─── Exercise inputs ───

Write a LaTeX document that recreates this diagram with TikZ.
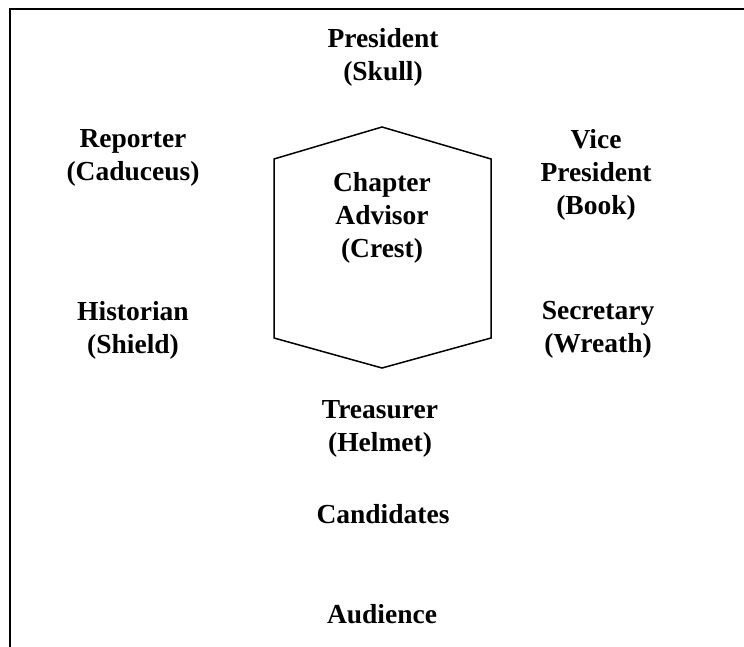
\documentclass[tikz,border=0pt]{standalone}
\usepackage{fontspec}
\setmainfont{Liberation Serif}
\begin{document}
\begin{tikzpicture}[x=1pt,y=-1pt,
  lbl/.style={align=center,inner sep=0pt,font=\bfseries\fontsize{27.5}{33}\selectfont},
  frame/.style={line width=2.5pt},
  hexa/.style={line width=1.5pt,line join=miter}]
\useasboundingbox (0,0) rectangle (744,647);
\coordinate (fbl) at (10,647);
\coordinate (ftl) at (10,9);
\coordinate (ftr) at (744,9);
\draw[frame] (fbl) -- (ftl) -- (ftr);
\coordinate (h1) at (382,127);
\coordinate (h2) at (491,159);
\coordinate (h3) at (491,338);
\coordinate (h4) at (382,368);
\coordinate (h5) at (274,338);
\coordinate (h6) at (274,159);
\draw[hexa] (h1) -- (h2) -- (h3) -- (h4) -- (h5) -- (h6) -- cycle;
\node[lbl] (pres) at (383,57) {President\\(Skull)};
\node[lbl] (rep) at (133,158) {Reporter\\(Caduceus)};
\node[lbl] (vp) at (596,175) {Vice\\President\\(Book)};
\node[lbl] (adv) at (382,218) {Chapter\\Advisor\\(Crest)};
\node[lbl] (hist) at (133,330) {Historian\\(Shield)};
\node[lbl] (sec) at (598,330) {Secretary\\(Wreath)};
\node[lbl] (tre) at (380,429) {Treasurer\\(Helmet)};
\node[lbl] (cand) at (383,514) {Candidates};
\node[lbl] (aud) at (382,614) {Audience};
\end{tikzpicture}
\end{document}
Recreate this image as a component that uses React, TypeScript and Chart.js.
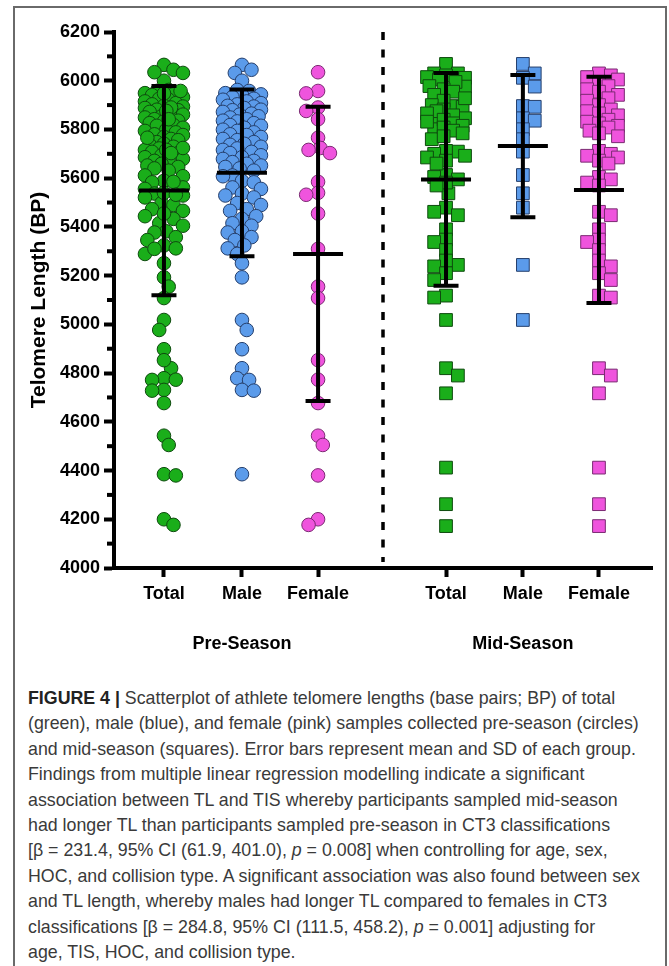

───

What you are asked to do
Scan the data above and copy every line with "that" in it.

Answer in full
Write a LaTeX document that recreates this diagram with TikZ.
Recreate this image as a component that uses React, TypeScript and Chart.js.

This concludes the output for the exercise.